The thing about cereal in the bottles is, a baby lacks the necessary enzymes to digest it properly until anywhere between 7-9 months. It provides nothing beyond simple carbs (where in the world would white rice cereal get complex carbs?) and some iron, which is not a very bioavailable iron anyway, and which interferes with the absorption of iron from breastmilk (of which there is very little, but very bioavailable).
One would think that the OP’s cousin, as a nurse, would know that unusually deep or long sleep is associated with a higher risk of SIDS, and that it is anything but normal for human infants. And this is thought to be one of the reasons why breastfed babies experience a statistically lower rate of SIDS: breastfed babies don’t sleep as long, and they don’t sleep as deeply, and this means they’re more likely to rouse during an episode of apnea. I shudder at the idea of deliberately trying to induce extra-long, extra-deep sleep.
Now, to address the Ezzos and their …ah…philosophy.
I have a child who was born with a major heart defect, and who was fed by NG tube from birth. At 6 months of age she got a g-tube, and we began attempting to teach her to eat. We have spent the last 4 years of her life trying to teach her to eat, to touch food, not to recoil from it, to put it in her mouth…to eat like any normal child. Finally, after an intensive 2 weeks at the Kluge Encouragement Feeding Program in Charlottesville VA, I have a child who eats. Today she ate broccoli, macaroni and cheese, milk, a cookie, soup, and other normal foods.
I cannot imagine slapping a baby’s hand for attempting to feed himself. My god, that is just so wrong, on so many levels, I cannot imagine it. Babies are supposed to explore food, squish it, smear it, get it in their hair, explore it and make big messes. This is part of the normal exploration of food and part of the normal development of eating. My daughter missed those things, and we’re working very hard to get her to do it now at the age of 4 1/2! Today I was elated that she helped make balls of cookie dough with her hands!
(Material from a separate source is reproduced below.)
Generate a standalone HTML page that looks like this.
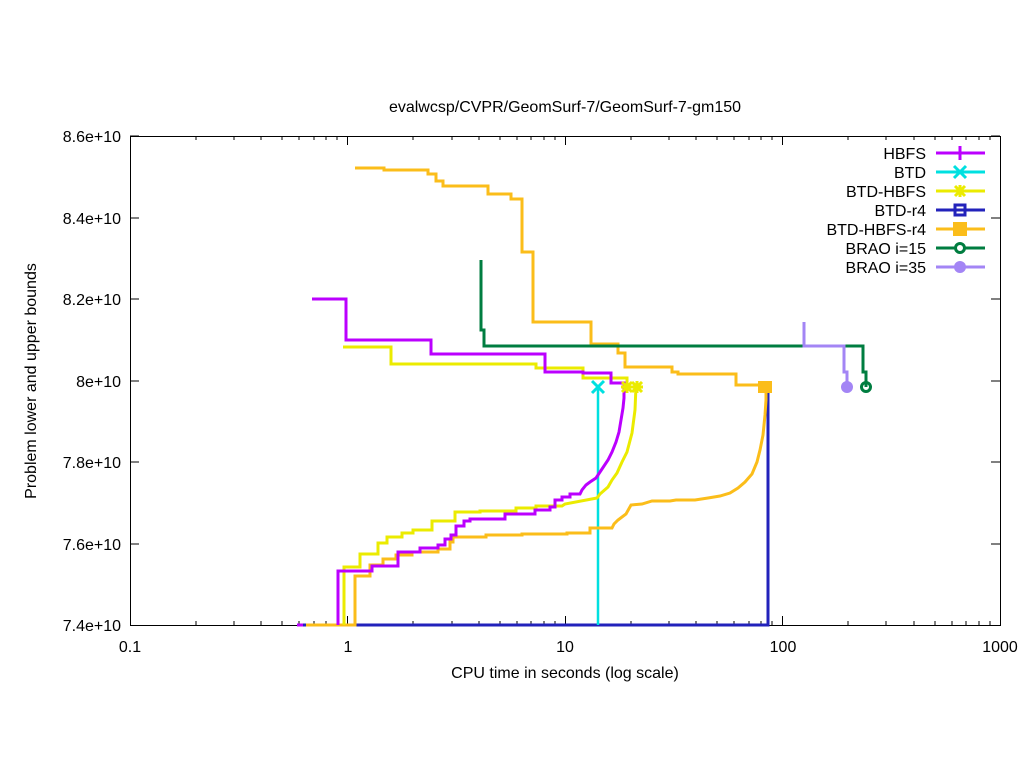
<!DOCTYPE html>
<html><head><meta charset="utf-8"><style>
body{margin:0;background:#fff}
svg{font-family:"Liberation Sans",sans-serif;font-size:16px}
</style></head><body>
<svg width="1024" height="768" xmlns="http://www.w3.org/2000/svg">
<rect width="1024" height="768" fill="#fff"/>
<g stroke="#000" stroke-width="1" fill="none">
<rect x="130.5" y="136.5" width="870" height="489"/>
<path d="M130,136h9M130,218h9M130,299h9M130,381h9M130,462h9M130,544h9M1000,136h-9M1000,218h-9M1000,299h-9M1000,381h-9M1000,462h-9M1000,544h-9"/>
<path d="M130.5,625v-9M347.5,625v-9M565.5,625v-9M782.5,625v-9M1000.5,625v-9M130.5,136v9M347.5,136v9M565.5,136v9M782.5,136v9"/>
<path d="M196,625v-4M234,625v-4M261,625v-4M282,625v-4M299,625v-4M314,625v-4M326,625v-4M337,625v-4M413,625v-4M452,625v-4M479,625v-4M500,625v-4M517,625v-4M531,625v-4M544,625v-4M555,625v-4M631,625v-4M669,625v-4M696,625v-4M717,625v-4M734,625v-4M749,625v-4M761,625v-4M772,625v-4M848,625v-4M886,625v-4M914,625v-4M935,625v-4M952,625v-4M966,625v-4M979,625v-4M990,625v-4
M196,136v4M234,136v4M261,136v4M282,136v4M299,136v4M314,136v4M326,136v4M337,136v4M413,136v4M452,136v4M479,136v4M500,136v4M517,136v4M531,136v4M544,136v4M555,136v4M631,136v4M669,136v4M696,136v4M717,136v4M734,136v4M749,136v4M761,136v4M772,136v4M848,136v4M886,136v4M914,136v4M935,136v4M952,136v4M966,136v4M979,136v4M990,136v4"/>
</g>
<g text-anchor="end">
<text x="121" y="142">8.6e+10</text><text x="121" y="224">8.4e+10</text><text x="121" y="305">8.2e+10</text><text x="121" y="387">8e+10</text><text x="121" y="468">7.8e+10</text><text x="121" y="550">7.6e+10</text><text x="121" y="631">7.4e+10</text>
</g>
<g text-anchor="middle">
<text x="130" y="652">0.1</text><text x="348" y="652">1</text><text x="565" y="652">10</text><text x="783" y="652">100</text><text x="1000" y="652">1000</text>
<text x="565" y="678">CPU time in seconds (log scale)</text>
<text x="565" y="112">evalwcsp/CVPR/GeomSurf-7/GeomSurf-7-gm150</text>
<text transform="translate(36,381) rotate(-90)">Problem lower and upper bounds</text>
</g>
<g fill="none" stroke-width="3">
<polyline stroke="#2222bb" points="297,625 768,625 768,385"/>
<polyline stroke="#00e0e0" stroke-width="2.5" points="598,625 598,387"/>
<polyline stroke="#fbbd1a" points="306,625 355,625 355,576 370,576 370,565 383,565 383,559 396,559 396,555 412,555 412,552 438,552 438,549 450,549 450,542 453,542 453,537 486,537 486,535 522,535 522,534 567,534 567,533 590,533 590,528 612,528 614,524 618,520 626,514 631,505 642,504 652,501 670,501 676,500 695,500 708,498 720,496 730,493 738,488 745,482 752,474 757,462 760,450 763,435 765,415 766,400 766,387"/>
<polyline stroke="#fbbd1a" points="355,168 384,168 384,170 428,170 428,174 436,174 436,181 443,181 443,186 488,186 488,194 511,194 511,199 522,199 522,252 533,252 533,322 591,322 591,344 618,344 618,353 625,353 625,367 672,367 672,372 678,372 678,374 736,374 736,385 766,385"/>
<polyline stroke="#ebeb00" points="343,347 391,347 391,364 536,364 536,368 583,368 583,378 627,378 627,386"/>
<polyline stroke="#ebeb00" points="344,625 344,567 360,567 360,554 378,554 378,543 387,543 387,537 402,537 402,533 413,533 413,530 432,530 432,521 455,521 455,512 480,512 480,511 516,511 516,508 536,508 536,506 562,506 565,504 597,498 600,494 608,487 612,480 617,473 622,462 627,452 632,433 635,410 636,386"/>
<polyline stroke="#bb00ff" points="297,625 303,625"/>
<polyline stroke="#bb00ff" points="338,625 338,571 372,571 372,566 398,566 398,552 420,552 420,548 438,548 438,545 445,545 445,539 451,539 451,535 456,535 456,526 464,526 464,521 470,521 470,519 505,519 505,514 535,514 535,510 550,510 550,507 555,507 555,500 562,500 562,497 570,497 570,494 580,494 582,490 586,485 590,482 596,478 600,472 604,466 608,460 612,452 616,442 619,432 621,420 623,408 624,398 624,385"/>
<polyline stroke="#bb00ff" points="312,299 346,299 346,340 431,340 431,354 545,354 545,372 583,372 583,373 611,373 611,383 624,383 624,386"/>
<polyline stroke="#007d40" points="481,260 481,330 484,330 484,346 863,346 863,372 866,372 866,387"/>
<polyline stroke="#a385f5" points="804,322 804,346 844,346 844,372 847,372 847,387"/>
</g>
<g stroke-width="3">
<path d="M592,381l12,12M604,381l-12,12" stroke="#00e0e0"/>
<path d="M621,387h12M627,381v12M622,382l10,10M632,382l-10,10M631,387h12M637,381v12M632,382l10,10M642,382l-10,10" stroke="#ebeb00"/>
<rect x="758" y="381" width="14" height="12" fill="#fbbd1a"/>
<circle cx="866" cy="387" r="4.5" fill="none" stroke="#007d40"/>
<circle cx="847" cy="387" r="6" fill="#a385f5" stroke="none"/>
</g>
<g text-anchor="end">
<text x="926" y="159">HBFS</text><text x="926" y="178">BTD</text><text x="926" y="197">BTD-HBFS</text><text x="926" y="216">BTD-r4</text><text x="926" y="235">BTD-HBFS-r4</text><text x="926" y="254">BRAO i=15</text><text x="926" y="273">BRAO i=35</text>
</g>
<g stroke-width="3" fill="none">
<path d="M936,153h49" stroke="#bb00ff"/><path d="M960,146v14" stroke="#bb00ff"/>
<path d="M936,172h49M954,166l12,12M966,166l-12,12" stroke="#00e0e0"/>
<path d="M936,191h49M954,191h12M960,185v12M955,186l10,10M965,186l-10,10" stroke="#ebeb00"/>
<path d="M936,210h49" stroke="#2222bb"/><rect x="955" y="205" width="10" height="10" stroke="#2222bb"/>
<path d="M936,229h49" stroke="#fbbd1a"/><rect x="953" y="222" width="14" height="14" fill="#fbbd1a" stroke="none"/>
<path d="M936,248h49" stroke="#007d40"/><circle cx="960" cy="248" r="4.5" stroke="#007d40" fill="#fff"/>
<path d="M936,267h49" stroke="#a385f5"/><circle cx="960" cy="267" r="6" fill="#a385f5" stroke="none"/>
</g>
</svg>
</body></html>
When confronted, the Ezzos will invariably say that anyone who has a problem (whose child winds up Failure To Thrive, dehydrated, in feeding therapies, or even with a g-tube like mine - and this has happened) has clearly not been following the book properly. But there are too many of these cases to believe that - too many instances where people believed they were following the book properly, trying to “do it right” (and in the cases of the religious version, make God happy) - to believe that it is all a misunderstanding. No. What Ezzo recommends is child abuse of the kind that doesn’t leave bruises. It’s subtle and insidious, and I wish to God that his publishers would pull their heads out of their asses and pull every copy of those books off the shelf for the good of children everywhere. But they won’t. Which is why I buy them at yard sales and thrift stores and throw them into the recycle bin. At least the used ones I find won’t be going into any more houses (at reduced prices) and hurting any more children.